Emit the data below verbatim, stripping out any pictures.
═════ Provided material ═════
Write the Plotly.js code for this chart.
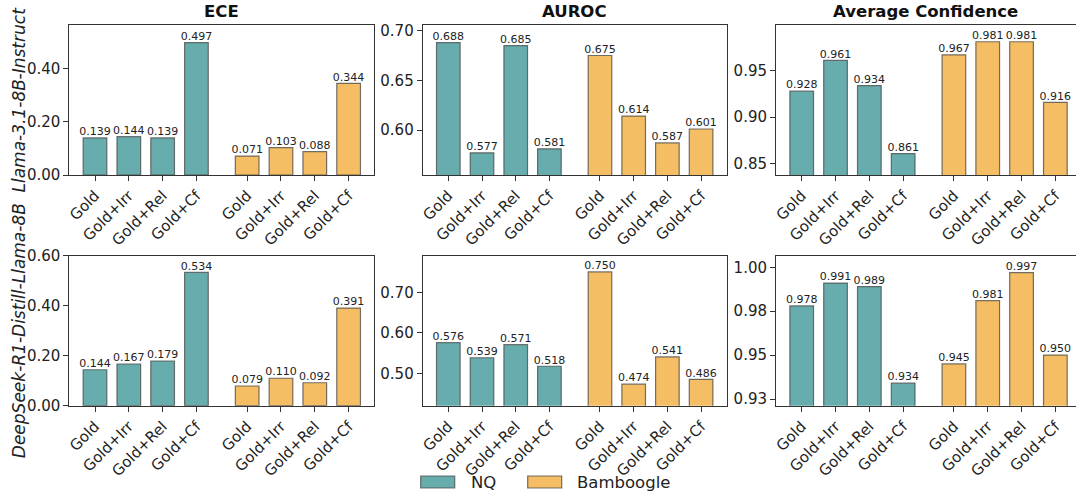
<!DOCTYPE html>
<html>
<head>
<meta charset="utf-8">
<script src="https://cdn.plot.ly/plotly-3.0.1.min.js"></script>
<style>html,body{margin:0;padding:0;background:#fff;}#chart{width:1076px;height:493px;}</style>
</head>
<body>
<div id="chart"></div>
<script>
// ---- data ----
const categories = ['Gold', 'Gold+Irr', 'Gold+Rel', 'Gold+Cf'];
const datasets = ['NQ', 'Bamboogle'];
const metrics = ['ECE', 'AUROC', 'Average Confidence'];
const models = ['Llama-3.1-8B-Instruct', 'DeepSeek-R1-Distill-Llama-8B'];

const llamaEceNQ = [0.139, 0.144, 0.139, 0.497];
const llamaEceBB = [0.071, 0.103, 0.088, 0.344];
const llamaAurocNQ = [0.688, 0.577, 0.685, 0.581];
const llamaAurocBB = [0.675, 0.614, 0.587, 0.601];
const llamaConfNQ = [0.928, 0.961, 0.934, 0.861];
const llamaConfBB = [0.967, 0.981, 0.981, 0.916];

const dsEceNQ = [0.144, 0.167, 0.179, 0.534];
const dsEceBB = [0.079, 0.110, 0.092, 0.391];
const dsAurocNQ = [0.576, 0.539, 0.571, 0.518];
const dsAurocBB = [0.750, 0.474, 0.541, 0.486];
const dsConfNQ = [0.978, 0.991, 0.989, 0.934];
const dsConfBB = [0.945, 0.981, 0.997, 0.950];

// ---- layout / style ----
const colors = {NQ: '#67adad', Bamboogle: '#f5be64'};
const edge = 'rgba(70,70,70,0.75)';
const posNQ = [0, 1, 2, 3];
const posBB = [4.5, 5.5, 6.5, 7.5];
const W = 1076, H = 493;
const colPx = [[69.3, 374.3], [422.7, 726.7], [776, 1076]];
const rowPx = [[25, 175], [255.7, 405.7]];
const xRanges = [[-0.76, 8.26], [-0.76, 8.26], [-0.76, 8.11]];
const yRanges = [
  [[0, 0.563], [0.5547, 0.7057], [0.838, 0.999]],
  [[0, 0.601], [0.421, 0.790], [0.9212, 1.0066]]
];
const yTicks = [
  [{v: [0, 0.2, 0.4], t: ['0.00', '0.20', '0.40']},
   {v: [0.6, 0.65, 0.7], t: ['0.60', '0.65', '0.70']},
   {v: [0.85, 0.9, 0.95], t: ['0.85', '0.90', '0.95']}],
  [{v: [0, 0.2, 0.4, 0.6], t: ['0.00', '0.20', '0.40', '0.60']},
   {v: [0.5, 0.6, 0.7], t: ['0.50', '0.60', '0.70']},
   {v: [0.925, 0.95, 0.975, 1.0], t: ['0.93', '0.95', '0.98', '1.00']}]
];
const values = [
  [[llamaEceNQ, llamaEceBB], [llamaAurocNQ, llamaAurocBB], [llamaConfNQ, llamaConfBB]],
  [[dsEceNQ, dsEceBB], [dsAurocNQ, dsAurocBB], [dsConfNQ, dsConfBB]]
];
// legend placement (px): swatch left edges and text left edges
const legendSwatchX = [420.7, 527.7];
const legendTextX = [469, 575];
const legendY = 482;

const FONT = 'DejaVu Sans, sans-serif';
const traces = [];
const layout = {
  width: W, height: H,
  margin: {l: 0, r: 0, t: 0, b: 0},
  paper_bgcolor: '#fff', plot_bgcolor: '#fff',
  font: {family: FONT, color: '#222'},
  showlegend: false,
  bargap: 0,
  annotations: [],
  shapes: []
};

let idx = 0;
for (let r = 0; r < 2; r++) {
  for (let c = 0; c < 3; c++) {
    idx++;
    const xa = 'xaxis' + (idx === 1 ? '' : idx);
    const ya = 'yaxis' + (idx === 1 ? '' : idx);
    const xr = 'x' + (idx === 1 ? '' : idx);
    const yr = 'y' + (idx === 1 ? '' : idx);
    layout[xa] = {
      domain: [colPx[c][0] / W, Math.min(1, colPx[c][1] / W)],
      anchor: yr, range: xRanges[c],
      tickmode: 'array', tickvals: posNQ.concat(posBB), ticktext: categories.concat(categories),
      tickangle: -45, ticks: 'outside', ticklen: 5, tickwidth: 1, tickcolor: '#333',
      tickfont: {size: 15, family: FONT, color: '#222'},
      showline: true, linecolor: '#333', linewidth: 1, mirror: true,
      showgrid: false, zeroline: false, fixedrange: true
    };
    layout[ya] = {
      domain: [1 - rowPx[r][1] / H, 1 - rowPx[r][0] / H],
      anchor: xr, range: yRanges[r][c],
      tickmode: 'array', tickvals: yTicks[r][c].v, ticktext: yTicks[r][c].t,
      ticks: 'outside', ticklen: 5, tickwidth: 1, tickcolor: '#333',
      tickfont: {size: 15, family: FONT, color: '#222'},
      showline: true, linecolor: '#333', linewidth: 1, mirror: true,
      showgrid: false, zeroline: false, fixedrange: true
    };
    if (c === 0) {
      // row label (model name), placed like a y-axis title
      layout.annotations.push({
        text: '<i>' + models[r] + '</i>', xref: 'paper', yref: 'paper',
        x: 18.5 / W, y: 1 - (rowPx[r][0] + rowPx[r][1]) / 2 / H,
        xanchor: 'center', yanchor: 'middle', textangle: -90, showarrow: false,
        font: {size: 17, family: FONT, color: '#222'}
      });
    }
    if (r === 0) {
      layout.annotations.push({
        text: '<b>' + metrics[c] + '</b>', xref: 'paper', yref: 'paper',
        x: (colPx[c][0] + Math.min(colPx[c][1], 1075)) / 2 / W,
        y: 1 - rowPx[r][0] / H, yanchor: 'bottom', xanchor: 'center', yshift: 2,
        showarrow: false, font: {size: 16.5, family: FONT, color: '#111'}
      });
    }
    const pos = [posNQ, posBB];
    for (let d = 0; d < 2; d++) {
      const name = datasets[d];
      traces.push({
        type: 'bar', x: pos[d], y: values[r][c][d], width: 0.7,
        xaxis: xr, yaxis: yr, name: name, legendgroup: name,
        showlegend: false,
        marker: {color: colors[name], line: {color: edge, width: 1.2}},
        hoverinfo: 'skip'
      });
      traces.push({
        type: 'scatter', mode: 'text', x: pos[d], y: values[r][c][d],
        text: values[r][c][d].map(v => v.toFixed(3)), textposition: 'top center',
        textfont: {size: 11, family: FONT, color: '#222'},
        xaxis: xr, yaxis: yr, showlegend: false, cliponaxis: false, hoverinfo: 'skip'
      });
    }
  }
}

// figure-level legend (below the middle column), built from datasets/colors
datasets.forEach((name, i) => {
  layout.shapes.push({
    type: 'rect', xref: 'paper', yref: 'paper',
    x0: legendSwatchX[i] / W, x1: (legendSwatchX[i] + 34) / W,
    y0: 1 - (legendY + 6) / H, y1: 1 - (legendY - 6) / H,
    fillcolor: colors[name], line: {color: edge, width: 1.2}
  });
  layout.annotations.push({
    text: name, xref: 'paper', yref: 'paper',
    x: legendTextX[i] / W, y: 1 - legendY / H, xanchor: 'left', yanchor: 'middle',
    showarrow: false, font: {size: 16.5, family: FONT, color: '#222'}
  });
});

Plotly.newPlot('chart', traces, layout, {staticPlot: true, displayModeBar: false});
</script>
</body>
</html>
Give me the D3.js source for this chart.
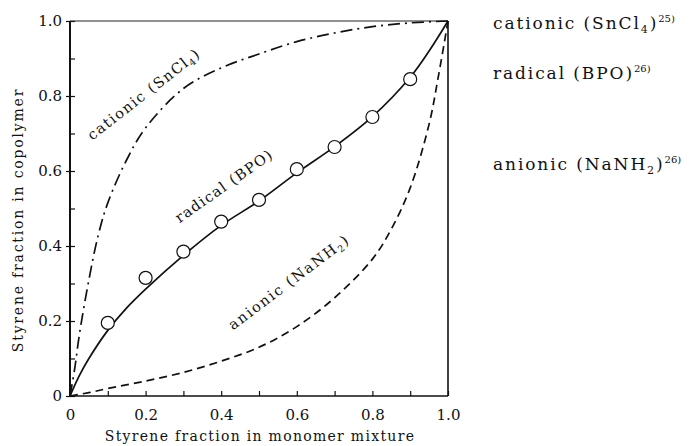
═════
Result below:
Write the Plotly.js code for this chart.
<!DOCTYPE html>
<html>
<head>
<meta charset="utf-8">
<script src="https://cdn.plot.ly/plotly-3.0.1.min.js"></script>
<style>html,body{margin:0;padding:0;background:#fff;}#chart{width:1076px;height:493px;}</style>
</head>
<body>
<div id="chart"></div>
<script>
// ---- data ----
const categories = ['Gold', 'Gold+Irr', 'Gold+Rel', 'Gold+Cf'];
const datasets = ['NQ', 'Bamboogle'];
const metrics = ['ECE', 'AUROC', 'Average Confidence'];
const models = ['Llama-3.1-8B-Instruct', 'DeepSeek-R1-Distill-Llama-8B'];

const llamaEceNQ = [0.139, 0.144, 0.139, 0.497];
const llamaEceBB = [0.071, 0.103, 0.088, 0.344];
const llamaAurocNQ = [0.688, 0.577, 0.685, 0.581];
const llamaAurocBB = [0.675, 0.614, 0.587, 0.601];
const llamaConfNQ = [0.928, 0.961, 0.934, 0.861];
const llamaConfBB = [0.967, 0.981, 0.981, 0.916];

const dsEceNQ = [0.144, 0.167, 0.179, 0.534];
const dsEceBB = [0.079, 0.110, 0.092, 0.391];
const dsAurocNQ = [0.576, 0.539, 0.571, 0.518];
const dsAurocBB = [0.750, 0.474, 0.541, 0.486];
const dsConfNQ = [0.978, 0.991, 0.989, 0.934];
const dsConfBB = [0.945, 0.981, 0.997, 0.950];

// ---- layout / style ----
const colors = {NQ: '#67adad', Bamboogle: '#f5be64'};
const edge = 'rgba(70,70,70,0.75)';
const posNQ = [0, 1, 2, 3];
const posBB = [4.5, 5.5, 6.5, 7.5];
const W = 1076, H = 493;
const colPx = [[69.3, 374.3], [422.7, 726.7], [776, 1076]];
const rowPx = [[25, 175], [255.7, 405.7]];
const xRanges = [[-0.76, 8.26], [-0.76, 8.26], [-0.76, 8.11]];
const yRanges = [
  [[0, 0.563], [0.5547, 0.7057], [0.838, 0.999]],
  [[0, 0.601], [0.421, 0.790], [0.9212, 1.0066]]
];
const yTicks = [
  [{v: [0, 0.2, 0.4], t: ['0.00', '0.20', '0.40']},
   {v: [0.6, 0.65, 0.7], t: ['0.60', '0.65', '0.70']},
   {v: [0.85, 0.9, 0.95], t: ['0.85', '0.90', '0.95']}],
  [{v: [0, 0.2, 0.4, 0.6], t: ['0.00', '0.20', '0.40', '0.60']},
   {v: [0.5, 0.6, 0.7], t: ['0.50', '0.60', '0.70']},
   {v: [0.925, 0.95, 0.975, 1.0], t: ['0.93', '0.95', '0.98', '1.00']}]
];
const values = [
  [[llamaEceNQ, llamaEceBB], [llamaAurocNQ, llamaAurocBB], [llamaConfNQ, llamaConfBB]],
  [[dsEceNQ, dsEceBB], [dsAurocNQ, dsAurocBB], [dsConfNQ, dsConfBB]]
];
// legend placement (px): swatch left edges and text left edges
const legendSwatchX = [420.7, 527.7];
const legendTextX = [469, 575];
const legendY = 482;

const FONT = 'DejaVu Sans, sans-serif';
const traces = [];
const layout = {
  width: W, height: H,
  margin: {l: 0, r: 0, t: 0, b: 0},
  paper_bgcolor: '#fff', plot_bgcolor: '#fff',
  font: {family: FONT, color: '#222'},
  showlegend: false,
  bargap: 0,
  annotations: [],
  shapes: []
};

let idx = 0;
for (let r = 0; r < 2; r++) {
  for (let c = 0; c < 3; c++) {
    idx++;
    const xa = 'xaxis' + (idx === 1 ? '' : idx);
    const ya = 'yaxis' + (idx === 1 ? '' : idx);
    const xr = 'x' + (idx === 1 ? '' : idx);
    const yr = 'y' + (idx === 1 ? '' : idx);
    layout[xa] = {
      domain: [colPx[c][0] / W, Math.min(1, colPx[c][1] / W)],
      anchor: yr, range: xRanges[c],
      tickmode: 'array', tickvals: posNQ.concat(posBB), ticktext: categories.concat(categories),
      tickangle: -45, ticks: 'outside', ticklen: 5, tickwidth: 1, tickcolor: '#333',
      tickfont: {size: 15, family: FONT, color: '#222'},
      showline: true, linecolor: '#333', linewidth: 1, mirror: true,
      showgrid: false, zeroline: false, fixedrange: true
    };
    layout[ya] = {
      domain: [1 - rowPx[r][1] / H, 1 - rowPx[r][0] / H],
      anchor: xr, range: yRanges[r][c],
      tickmode: 'array', tickvals: yTicks[r][c].v, ticktext: yTicks[r][c].t,
      ticks: 'outside', ticklen: 5, tickwidth: 1, tickcolor: '#333',
      tickfont: {size: 15, family: FONT, color: '#222'},
      showline: true, linecolor: '#333', linewidth: 1, mirror: true,
      showgrid: false, zeroline: false, fixedrange: true
    };
    if (c === 0) {
      // row label (model name), placed like a y-axis title
      layout.annotations.push({
        text: '<i>' + models[r] + '</i>', xref: 'paper', yref: 'paper',
        x: 18.5 / W, y: 1 - (rowPx[r][0] + rowPx[r][1]) / 2 / H,
        xanchor: 'center', yanchor: 'middle', textangle: -90, showarrow: false,
        font: {size: 17, family: FONT, color: '#222'}
      });
    }
    if (r === 0) {
      layout.annotations.push({
        text: '<b>' + metrics[c] + '</b>', xref: 'paper', yref: 'paper',
        x: (colPx[c][0] + Math.min(colPx[c][1], 1075)) / 2 / W,
        y: 1 - rowPx[r][0] / H, yanchor: 'bottom', xanchor: 'center', yshift: 2,
        showarrow: false, font: {size: 16.5, family: FONT, color: '#111'}
      });
    }
    const pos = [posNQ, posBB];
    for (let d = 0; d < 2; d++) {
      const name = datasets[d];
      traces.push({
        type: 'bar', x: pos[d], y: values[r][c][d], width: 0.7,
        xaxis: xr, yaxis: yr, name: name, legendgroup: name,
        showlegend: false,
        marker: {color: colors[name], line: {color: edge, width: 1.2}},
        hoverinfo: 'skip'
      });
      traces.push({
        type: 'scatter', mode: 'text', x: pos[d], y: values[r][c][d],
        text: values[r][c][d].map(v => v.toFixed(3)), textposition: 'top center',
        textfont: {size: 11, family: FONT, color: '#222'},
        xaxis: xr, yaxis: yr, showlegend: false, cliponaxis: false, hoverinfo: 'skip'
      });
    }
  }
}

// figure-level legend (below the middle column), built from datasets/colors
datasets.forEach((name, i) => {
  layout.shapes.push({
    type: 'rect', xref: 'paper', yref: 'paper',
    x0: legendSwatchX[i] / W, x1: (legendSwatchX[i] + 34) / W,
    y0: 1 - (legendY + 6) / H, y1: 1 - (legendY - 6) / H,
    fillcolor: colors[name], line: {color: edge, width: 1.2}
  });
  layout.annotations.push({
    text: name, xref: 'paper', yref: 'paper',
    x: legendTextX[i] / W, y: 1 - legendY / H, xanchor: 'left', yanchor: 'middle',
    showarrow: false, font: {size: 16.5, family: FONT, color: '#222'}
  });
});

Plotly.newPlot('chart', traces, layout, {staticPlot: true, displayModeBar: false});
</script>
</body>
</html>
Give me the D3.js source for this chart.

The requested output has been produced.